Hyperscaler / Cloud Provider

Microsoft

Redmond-based technology company operating Azure, the second-largest cloud platform globally. The largest single investor in AI infrastructure as of 2025, with a committed capex program targeting 4+ GW of new data center capacity by 2027.

MSFT Ticker
~$2.9T Market Cap (Mar 2026)
~228K Employees
Redmond, WA Headquarters
400+ facilities DC Footprint

Microsoft operates more than 400 data center facilities across 70+ Azure regions worldwide. The company added 1 GW of new capacity in a single quarter in FY2026 and is on track to nearly double its global footprint by 2027. Northern Virginia and Texas Azure regions were operating under capacity restrictions through mid-2026 due to sustained demand. Microsoft is scaling multi-gigawatt AI campuses across the U.S. with parallel expansion in India, Southeast Asia, Europe, and the Middle East.

Microsoft signed a 20-year power purchase agreement with Constellation Energy to purchase output from the restarted Three Mile Island Unit 1 reactor in Pennsylvania. The 835 MW reactor shut down in 2019 and is undergoing a $1.6 billion refurbishment, supported by a $1 billion federal loan guarantee. Restart is targeted for 2027. The deal is structured to deliver dedicated nuclear power to Microsoft's data center operations.

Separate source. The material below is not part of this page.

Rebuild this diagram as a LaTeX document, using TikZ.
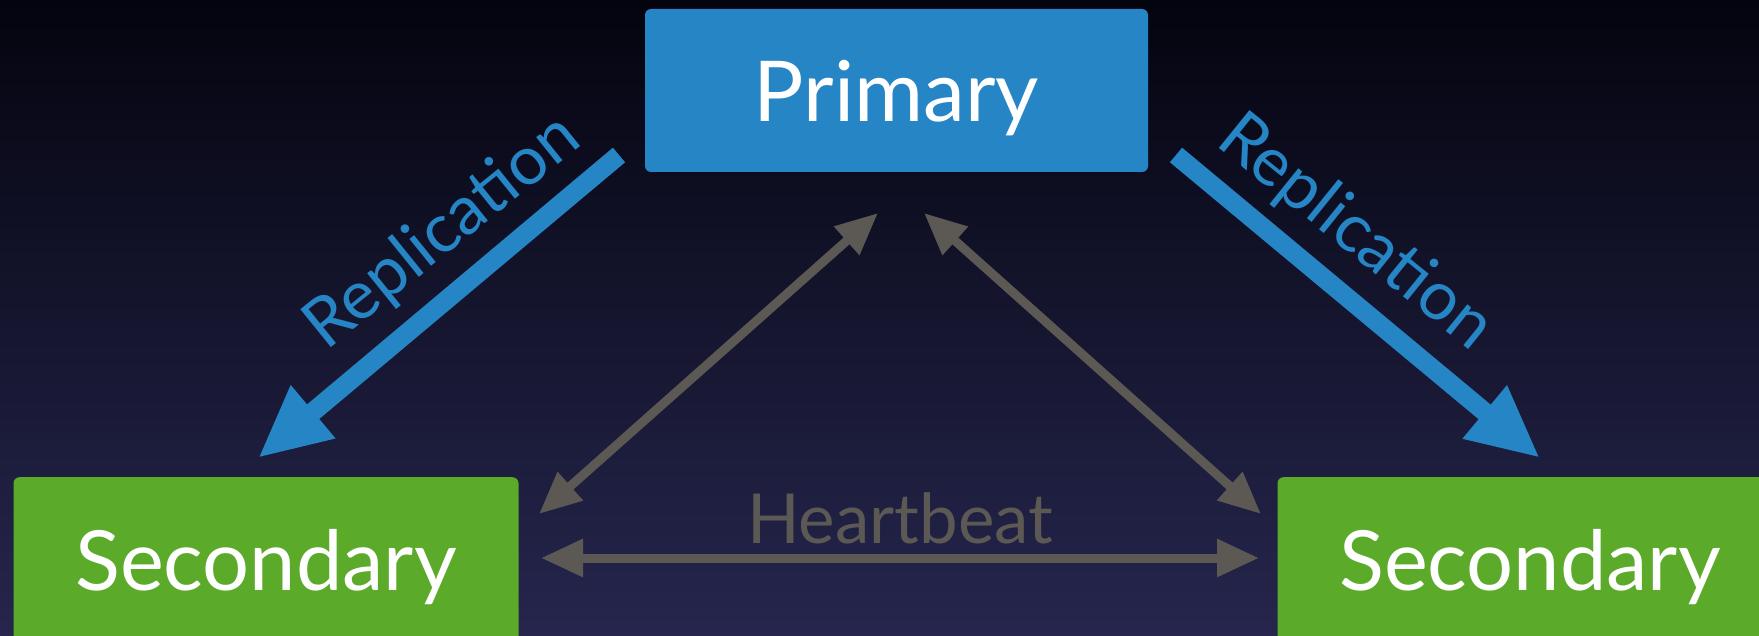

In March 2026, Microsoft and Nvidia announced an AI-powered collaboration to accelerate the full nuclear plant lifecycle — permitting, design, construction, and operations. Using Microsoft Azure and Nvidia Omniverse, PhysicsNeMo, and Earth-2 tools, early adopter Aalo Atomics reported a 92% reduction in permitting workload, saving an estimated $80 million annually. The initiative could shorten nuclear project timelines by years at a time when the industry needs new capacity urgently.

Beyond nuclear, Microsoft is procuring large-scale renewables across its global portfolio. The company has set a goal to be carbon negative by 2030 and to remove all historical carbon emissions by 2050. Renewable PPAs and energy matching programs support its near-term clean energy targets while the nuclear buildout matures.